Я распорядился, чтобы вся артиллерия дивизии произвела короткий налет по батареям противника, по местам, где он глубже всего вклинился в наши боевые порядки. После этого был дан приказ начать атаку всеми силами и по всему фронту.
Удар получился на редкость согласованным, дружным. К следующему дню противник полностью оставил занимаемый рубеж.
Наступила короткая передышка.
Прибалтийские рубежи
На подступах к Риге
Ранняя осень в Прибалтике — прекрасная пора. Сады и огороды радуют глаз щедрыми дарами. Бабье лето улыбается тихими, погожими деньками солнечными, но не жаркими. Бывает, набежит влажный ветер с моря, затянет небо тучами, мелкий дождик затушует горизонт, а на следующее утро, глядишь, солнце светит снова с прежним усердием. И плывут домой, на восток, белоснежные облака-паруса…
В один из таких приятных теплых дней мы с Курбатовым ехали принимать молодое пополнение. Кони не спеша трусили по мягкой лесной дороге. Впереди показалась поляна с высокими ометами соломы. Там, завидев нас, офицеры принялись строить новобранцев.
Спешившись, я обошел шеренги, поздоровался с бойцами. Потом приказал распустить их. Пополнение было немалое — тысячи полторы человек. Когда строй рассыпался, я пошел между солдатами. Этих людей, еще не составлявших единого коллектива, стягивал в небольшие кучки магнит землячества или путевого знакомства, возникшего в одной теплушке.

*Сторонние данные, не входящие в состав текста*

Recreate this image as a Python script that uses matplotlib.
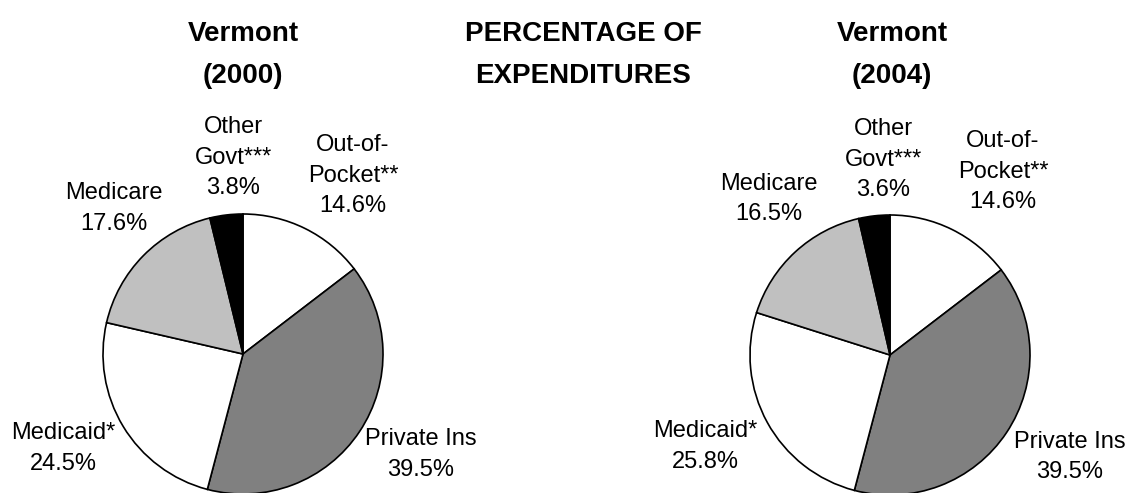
import matplotlib
matplotlib.use("Agg")
import matplotlib.pyplot as plt

plt.rcParams["font.family"] = ["Liberation Sans", "DejaVu Sans"]

W, H = 1125, 493

# spending categories, clockwise from 12 o'clock
categories = ["Out-of-\nPocket**", "Private Ins", "Medicaid*", "Medicare", "Other\nGovt***"]
share_2000 = [14.6, 39.5, 24.5, 17.6, 3.8]
share_2004 = [14.6, 39.5, 25.8, 16.5, 3.6]
slice_colors = ["white", "#808080", "white", "#c0c0c0", "black"]

# pixel layout: pie centre, radius, and label anchors (x, first baseline)
pies = [
    dict(values=share_2000, center=(243, 354), radius=140,
         labels=[(353, 151), (421, 445), (63, 439), (114, 199), (233, 133)]),
    dict(values=share_2004, center=(890, 355), radius=140,
         labels=[(1003, 147), (1070, 448), (705, 437), (769, 190), (883, 135)]),
]
titles = [
    (243, ["Vermont", "(2000)"]),
    (583, ["PERCENTAGE OF", "EXPENDITURES"]),
    (892, ["Vermont", "(2004)"]),
]

fig = plt.figure(figsize=(W / 100, H / 100), dpi=100)
ax = fig.add_axes([0, 0, 1, 1])


def put_lines(x, y0, lines, step, **kw):
    for i, line in enumerate(lines):
        ax.text(x, H - (y0 + i * step), line, ha="center", va="baseline", **kw)


for p in pies:
    cx, cy = p["center"]
    ax.pie(p["values"], colors=slice_colors, startangle=90, counterclock=False,
           center=(cx, H - cy), radius=p["radius"], frame=True,
           wedgeprops=dict(edgecolor="black", linewidth=1.2))
    for name, v, (lx, ly) in zip(categories, p["values"], p["labels"]):
        lines = name.split("\n") + [f"{v:.1f}%"]
        put_lines(lx, ly, lines, 30.5, fontsize=17, color="black")

for x, lines in titles:
    put_lines(x, 41, lines, 42, fontsize=20, fontweight="bold", color="black")

ax.set_xlim(0, W)
ax.set_ylim(0, H)
ax.set_aspect("auto")
ax.axis("off")

fig.savefig("out.png", dpi=100, facecolor="white")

— А вы, случаем, не воронежские? — подошел я к самой большой, человек в триста, и, видно, самой дружной группе.
— Нешто похожи? — отозвался веснушчатый паренек. — Или здесь, товарищ полковник, воронежским почет особый?
— Конечно, особый. Если воронежские, — значит, земляки. А как земляков не уважить?

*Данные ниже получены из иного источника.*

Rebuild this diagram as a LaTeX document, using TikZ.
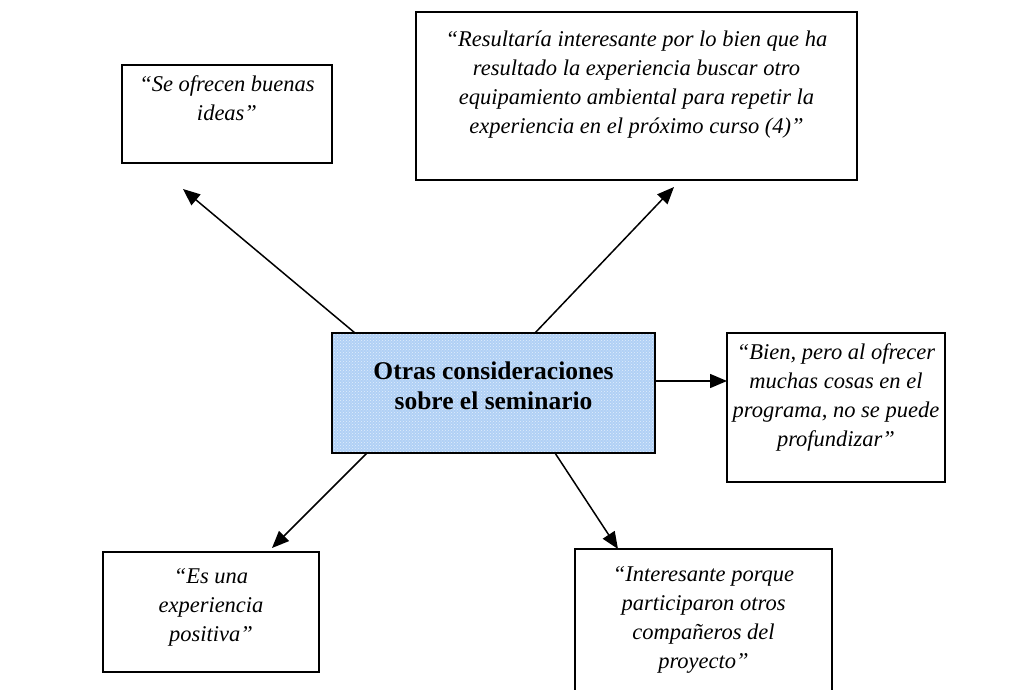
\documentclass[tikz,border=0pt]{standalone}
\usepackage{fontspec}
\setmainfont{Liberation Serif}
\usetikzlibrary{arrows.meta,patterns}
\definecolor{cfill}{RGB}{176,208,245}
\definecolor{cdots}{RGB}{225,238,252}
\begin{document}
\begin{tikzpicture}[x=1pt,y=-1pt,
  box/.style={draw=black, line width=1.8pt, inner sep=0pt, outer sep=0pt},
  quote/.style={font=\fontsize{22.5}{29}\selectfont\itshape, align=center, inner sep=0pt},
  title/.style={font=\fontsize{25.5}{30}\selectfont\bfseries, align=center, inner sep=0pt},
  arr/.style={line width=1.5pt, -{Triangle[length=17pt,width=14pt]}}]
\useasboundingbox (0,0) rectangle (1035,690);
% boxes
\node[box, minimum width=210pt, minimum height=98pt] (bTL) at (227,114) {};
\node[box, minimum width=441pt, minimum height=168pt] (bTR) at (636.5,96) {};
\node[box, preaction={fill=cfill}, pattern=crosshatch dots, pattern color=cdots, minimum width=323pt, minimum height=120pt] (c) at (493.5,393) {};
\node[box, minimum width=218pt, minimum height=149pt] (bR) at (836,407.5) {};
\node[box, minimum width=216pt, minimum height=120pt] (bBL) at (211,612) {};
\node[box, minimum width=257pt, minimum height=160pt] (bBR) at (703.5,629) {};
% texts
\node[quote] (tTL) at (227,98) {``Se ofrecen buenas\\ideas''};
\node[quote] (tTR) at (636.5,85) {``Resultaría interesante por lo bien que ha\\resultado la experiencia buscar otro\\equipamiento ambiental para repetir la\\experiencia en el próximo curso (4)''};
\node[title] (tc) at (493.5,386) {Otras consideraciones\\sobre el seminario};
\node[quote] (tR) at (836,397) {``Bien, pero al ofrecer\\muchas cosas en el\\programa, no se puede\\profundizar''};
\node[quote] (tBL) at (211,607) {``Es una\\experiencia\\positiva''};
\node[quote] (tBR) at (703.5,620) {``Interesante porque\\participaron otros\\compañeros del\\proyecto''};
% free ends
\coordinate (eTL) at (183,189);
\coordinate (eTR) at (674,187);
\coordinate (eBL) at (272,548);
% connectors
\draw[arr] ([xshift=23pt]c.north west) -- (eTL);
\draw[arr] ([xshift=203pt]c.north west) -- (eTR);
\draw[arr] ([yshift=12pt]c.east) -- ([yshift=26.5pt]bR.west);
\draw[arr] ([xshift=35pt]c.south west) -- (eBL);
\draw[arr] ([xshift=223pt]c.south west) -- ([xshift=43pt]bBR.north west);
\end{tikzpicture}
\end{document}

— Тогда воронежские! — озорно крикнул веснушчатый.
— Да не бреши ты, балаболка, — оборвал его солдат с черными, сросшимися бровями. — Казаки мы, товарищ полковник. Кубанские. Вот как.
— Казаки? — удивился я. — Что-то вы ростом не вышли.
— А воронежские дюже вышли? — засмеялись солдаты. — По вас, товарищ полковник, что-то не видать. А мы свое еще возьмем, мы еще расти не перестали!
— Ну, теперь вижу, что казаки. За словом в карман не лезете. Если еще и воевать так же будете, тогда порядок.
— Товарищ полковник, просьба у нас. Вместе мы воевать хотим, чтобы, значит, не разлучаться. Из соседних мы станиц…
Я внимательно посмотрел на этих невысоких, но сильных и юрких ребят. В один батальон их, понятно, не сведешь — не будет он устойчив без костяка из бывалых фронтовиков. Но и просьба эта не была пустой. Здесь чувствовался коллектив, в котором взаимное влияние людей, вышедших из среды, где военное дело почиталось традиционным, могло принести добрые плоды.
— Вот что, товарищи бойцы, — ответил я им уже серьезно. — Полностью вашей просьбы я удовлетворить не могу. Это было бы не в интересах дела. Но распылять мы вас не будем. Все вы будете распределены между тремя ротами автоматчиков. Роты эти будут полкового подчинения. В каждом полку по одной. Ясно?
— Так точно, ясно! Спасибо, товарищ полковник! Такие роты своеобразный полковой резерв — были детищем современной тактики, непрерывно совершенствовавшейся в ходе войны. Они прошли проверку жизнью, накопился опыт их использования. В решающий момент боя, когда на каком-либо участке возникала особо острая ситуация, командир полка бросал туда автоматчиков. Это часто создавало крутой перелом в ходе боя.